● **PROBLEM TO SOLVE**
The lines below are to be quoted exactly, from the first through the one that contains "import * as".

** BEGIN DATA EXCERPT **

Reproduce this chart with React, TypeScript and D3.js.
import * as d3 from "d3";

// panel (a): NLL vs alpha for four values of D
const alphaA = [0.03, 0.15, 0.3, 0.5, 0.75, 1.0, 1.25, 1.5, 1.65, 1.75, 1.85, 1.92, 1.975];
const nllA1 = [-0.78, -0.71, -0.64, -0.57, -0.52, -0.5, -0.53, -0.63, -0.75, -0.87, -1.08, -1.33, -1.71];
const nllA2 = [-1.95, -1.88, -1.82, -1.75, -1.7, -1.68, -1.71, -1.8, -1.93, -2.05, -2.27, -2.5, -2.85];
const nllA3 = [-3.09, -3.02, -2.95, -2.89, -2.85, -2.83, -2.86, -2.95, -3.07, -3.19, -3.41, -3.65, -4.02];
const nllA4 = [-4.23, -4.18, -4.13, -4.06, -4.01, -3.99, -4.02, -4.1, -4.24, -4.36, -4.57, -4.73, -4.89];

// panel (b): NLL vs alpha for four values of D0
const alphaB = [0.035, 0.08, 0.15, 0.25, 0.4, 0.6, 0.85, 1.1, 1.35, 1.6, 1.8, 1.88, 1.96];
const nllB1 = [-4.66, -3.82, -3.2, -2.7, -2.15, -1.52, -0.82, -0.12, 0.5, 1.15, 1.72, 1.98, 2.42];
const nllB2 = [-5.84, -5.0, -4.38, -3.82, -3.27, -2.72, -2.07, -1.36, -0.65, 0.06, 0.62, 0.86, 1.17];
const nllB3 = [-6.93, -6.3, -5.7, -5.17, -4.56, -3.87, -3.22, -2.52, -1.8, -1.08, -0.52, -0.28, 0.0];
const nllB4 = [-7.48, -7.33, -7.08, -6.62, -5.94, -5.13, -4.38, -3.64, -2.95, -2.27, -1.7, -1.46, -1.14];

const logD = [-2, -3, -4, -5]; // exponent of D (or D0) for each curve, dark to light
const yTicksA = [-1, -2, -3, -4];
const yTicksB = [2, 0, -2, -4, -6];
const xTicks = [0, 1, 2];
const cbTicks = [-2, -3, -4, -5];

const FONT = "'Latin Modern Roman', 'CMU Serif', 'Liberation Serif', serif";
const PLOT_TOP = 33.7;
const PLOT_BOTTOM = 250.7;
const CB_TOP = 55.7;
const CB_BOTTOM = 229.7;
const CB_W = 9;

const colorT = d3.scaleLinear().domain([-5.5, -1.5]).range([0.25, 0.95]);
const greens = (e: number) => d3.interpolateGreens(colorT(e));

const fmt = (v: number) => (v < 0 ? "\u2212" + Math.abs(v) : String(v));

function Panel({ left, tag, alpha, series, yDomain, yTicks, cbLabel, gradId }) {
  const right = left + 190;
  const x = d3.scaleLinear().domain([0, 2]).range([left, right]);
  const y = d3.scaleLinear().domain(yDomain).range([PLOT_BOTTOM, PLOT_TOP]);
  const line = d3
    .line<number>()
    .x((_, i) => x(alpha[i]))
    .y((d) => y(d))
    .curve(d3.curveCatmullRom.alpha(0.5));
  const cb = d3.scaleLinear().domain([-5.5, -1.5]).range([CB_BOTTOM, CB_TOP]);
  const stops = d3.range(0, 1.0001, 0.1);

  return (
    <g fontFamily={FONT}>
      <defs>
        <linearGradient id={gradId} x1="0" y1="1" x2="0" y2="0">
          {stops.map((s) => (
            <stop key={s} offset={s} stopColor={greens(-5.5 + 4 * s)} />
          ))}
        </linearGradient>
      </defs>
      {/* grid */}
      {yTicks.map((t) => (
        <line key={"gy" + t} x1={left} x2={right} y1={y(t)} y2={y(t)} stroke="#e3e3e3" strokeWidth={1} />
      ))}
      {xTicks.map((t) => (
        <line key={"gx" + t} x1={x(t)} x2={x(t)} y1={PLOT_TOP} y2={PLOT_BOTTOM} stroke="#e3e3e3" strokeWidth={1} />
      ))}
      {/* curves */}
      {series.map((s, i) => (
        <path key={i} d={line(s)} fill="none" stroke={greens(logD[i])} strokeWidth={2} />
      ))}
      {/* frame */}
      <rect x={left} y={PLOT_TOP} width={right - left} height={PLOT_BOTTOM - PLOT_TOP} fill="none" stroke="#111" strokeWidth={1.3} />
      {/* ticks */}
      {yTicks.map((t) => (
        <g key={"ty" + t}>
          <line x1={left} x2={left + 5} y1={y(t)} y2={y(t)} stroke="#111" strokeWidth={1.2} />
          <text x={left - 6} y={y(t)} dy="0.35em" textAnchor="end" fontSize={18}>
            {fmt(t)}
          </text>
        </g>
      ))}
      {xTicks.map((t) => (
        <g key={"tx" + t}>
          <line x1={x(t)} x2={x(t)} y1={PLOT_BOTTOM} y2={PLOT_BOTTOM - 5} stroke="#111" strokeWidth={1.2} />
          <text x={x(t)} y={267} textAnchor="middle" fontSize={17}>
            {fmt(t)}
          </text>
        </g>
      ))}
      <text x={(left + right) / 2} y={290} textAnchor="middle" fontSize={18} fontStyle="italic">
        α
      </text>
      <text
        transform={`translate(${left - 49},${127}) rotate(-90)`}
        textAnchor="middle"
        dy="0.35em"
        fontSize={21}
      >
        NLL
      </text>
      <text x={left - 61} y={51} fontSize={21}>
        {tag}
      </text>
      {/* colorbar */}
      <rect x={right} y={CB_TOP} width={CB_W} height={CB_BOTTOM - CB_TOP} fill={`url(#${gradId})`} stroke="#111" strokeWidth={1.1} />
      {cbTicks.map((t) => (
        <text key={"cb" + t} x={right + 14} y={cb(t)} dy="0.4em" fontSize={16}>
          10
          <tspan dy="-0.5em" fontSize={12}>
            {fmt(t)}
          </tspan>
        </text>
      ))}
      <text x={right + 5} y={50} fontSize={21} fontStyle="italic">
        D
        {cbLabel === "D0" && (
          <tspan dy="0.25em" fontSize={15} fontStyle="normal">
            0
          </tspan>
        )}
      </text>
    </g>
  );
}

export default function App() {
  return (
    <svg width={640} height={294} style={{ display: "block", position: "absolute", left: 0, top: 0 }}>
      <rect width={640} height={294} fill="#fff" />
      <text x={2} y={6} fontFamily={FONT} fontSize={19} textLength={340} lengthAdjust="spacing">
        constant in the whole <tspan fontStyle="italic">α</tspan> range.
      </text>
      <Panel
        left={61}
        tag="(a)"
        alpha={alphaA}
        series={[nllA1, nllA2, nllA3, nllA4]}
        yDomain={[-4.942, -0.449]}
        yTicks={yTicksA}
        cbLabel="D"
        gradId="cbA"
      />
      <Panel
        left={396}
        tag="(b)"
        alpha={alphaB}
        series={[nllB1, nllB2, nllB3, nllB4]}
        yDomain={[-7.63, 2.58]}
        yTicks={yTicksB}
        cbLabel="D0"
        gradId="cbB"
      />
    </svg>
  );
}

** END DATA EXCERPT **

● **FINISHED TASK**
Reproduce this chart with React, TypeScript and D3.js.
import * as d3 from "d3";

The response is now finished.